### Install the tecton SDK and setup access

Credentials configured using `tecton.set_credentials()` are scoped to the notebook session. They will need to be reconfigured whenever a notebook is restarted or state is cleared. To read SDK credentials from the environment, it is recommended to store the API key in a Secrets Manager.

Set `_TOKEN_` and  `_DEPLOYMENT_NAME_` with your Tecton token and deployment name.

PySpark kernel is required for retrieving features.

_NOTE: You may need to restart the kernel after installing `tecton`, or the import will fail._

In [None]:
%pip install tecton~=0.8.0

In [None]:
import tecton

_TOKEN_ = ""
_DEPLOYMENT_NAME_ = ""

tecton.set_credentials(
    tecton_api_key=_TOKEN_,
    tecton_url=f"https://{_DEPLOYMENT_NAME_}.tecton.ai/api",
)


## Notebook Driven Development
Any Tecton object can be defined and validated in a notebook. 

https://docs.tecton.ai/docs/the-feature-development-workflow


### Define and validate a Big Query data source
Define a data source for retrieving top terms by international regions.

https://docs.tecton.ai/tecton-on-gcp-datasources#connecting-to-bigquery

In [None]:
from tecton import *

INTERNATIONAL_TOP_TERMS_TABLE = "bigquery-public-data.google_trends.international_top_terms"

@spark_batch_config()
def data_source_function(spark):
    df = (
        spark.read.format("com.google.cloud.spark.bigquery")
        .option("table", INTERNATIONAL_TOP_TERMS_TABLE)
        .load()
    )
    return df

top_terms = BatchSource(name='top_terms', batch_config=data_source_function)
top_terms.validate()

In [None]:
top_terms.get_dataframe().to_spark().limit(10).show()

### Define an Entity and an Aggregate Feature View

A Tecton Entity is used to organize and join features.

Feature Views take in data sources as inputs and define a transformation to compute one or more features.

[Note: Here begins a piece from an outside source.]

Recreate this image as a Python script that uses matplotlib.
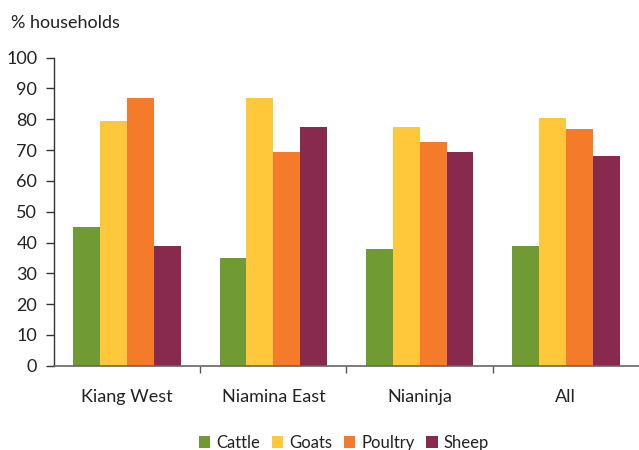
import matplotlib
matplotlib.use("Agg")
import matplotlib.pyplot as plt
import numpy as np

categories = ["Kiang West", "Niamina East", "Nianinja", "All"]
series = ["Cattle", "Goats", "Poultry", "Sheep"]
cattle = [45, 35, 38, 39]
goats = [79.5, 87, 77.5, 80.5]
poultry = [87, 69.5, 72.5, 77]
sheep = [39, 77.5, 69.5, 68]
colors = ["#6F9A34", "#FEC83A", "#F47B2A", "#872A4E"]

plt.rcParams['font.family'] = ['Lato', 'DejaVu Sans']

fig = plt.figure(figsize=(6.39, 4.5), dpi=100)
ax = fig.add_axes([0.0845, 0.1873, 0.9155, 0.6845])

x = np.arange(len(categories))
w = 0.184
data = [cattle, goats, poultry, sheep]
for i, (vals, name, c) in enumerate(zip(data, series, colors)):
    ax.bar(x + (i - 1.5) * w, vals, width=w, color=c, label=name, linewidth=0, zorder=2)

ax.set_xlim(-0.5, 3.5)
ax.set_ylim(0, 100)
ax.set_yticks(range(0, 101, 10))
ax.set_xticks(x)
ax.set_xticklabels(categories)
ax.set_xticks([0.5, 1.5, 2.5], minor=True)
ax.tick_params(axis='x', which='major', length=0, pad=17, labelsize=13, labelcolor='#222222')
ax.tick_params(axis='x', which='minor', length=5, width=1, color='#555555', direction='out')
ax.tick_params(axis='y', length=6, width=1, color='#333333', direction='out', labelsize=13, labelcolor='#222222', pad=6)

for s in ['top', 'right']:
    ax.spines[s].set_visible(False)
ax.spines['left'].set_color('#333333')
ax.spines['bottom'].set_color('#666666')
ax.spines['left'].set_linewidth(1)
ax.spines['bottom'].set_linewidth(1.2)

fig.text(0.017, 0.948, "% households", fontsize=13, color='#222222', va='center', ha='left')

leg = fig.legend(loc='lower center', bbox_to_anchor=(0.538, -0.035), ncol=4, frameon=False,
                 fontsize=12, handlelength=0.7, handleheight=0.7, handletextpad=0.35,
                 columnspacing=0.7, labelcolor='#222222')

fig.savefig("out.png", dpi=100)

https://docs.tecton.ai/docs/defining-features

In this example, we are defining an aggregate feature to compute a sum of term scores over a 30 day period by region.

In [None]:
from datetime import timedelta

entity = Entity(name='region_name')

@batch_feature_view(
    mode='spark_sql',
    entities=[entity],
    sources=[top_terms],
    aggregations=[
        Aggregation(
            column='score',
            function='sum',
            time_window=timedelta(days=30)
        )
    ],
    aggregation_interval=timedelta(days=1),
)
def scores_by_region(t):
    return f"""
        SELECT 
            region_name,
            score,
            to_timestamp(refresh_date) AS timestamp 
        FROM {t}
    """

scores_by_region.validate()

#### Retrieve historical features.

https://docs.tecton.ai/docs/0.7/reading-feature-data/reading-feature-data-for-training/constructing-training-data

In [None]:
import pandas

# Retrieve historical features by entities.
entities = pandas.DataFrame({"region_name": ["Hanoi", "Manitoba"]})
historical_features = scores_by_region.get_historical_features(entities=entities)
# Display the query plan.
historical_features.explain()

In [None]:
# show features
historical_features.to_spark().orderBy("timestamp").limit(10).show()

In [None]:
# Point-in-time spine for feature retrieval
spine_df = spark.sql('SELECT TIMESTAMP("2022-12-31T00:00:01Z") AS timestamp, "Hanoi" AS region_name')
spine_df.show()

In [None]:
# Retrieve point-in-time features per entity.
spine_historical_features = scores_by_region.get_historical_features(spine=spine_df)
spine_historical_features.explain()

In [None]:
spine_historical_features.to_spark().show()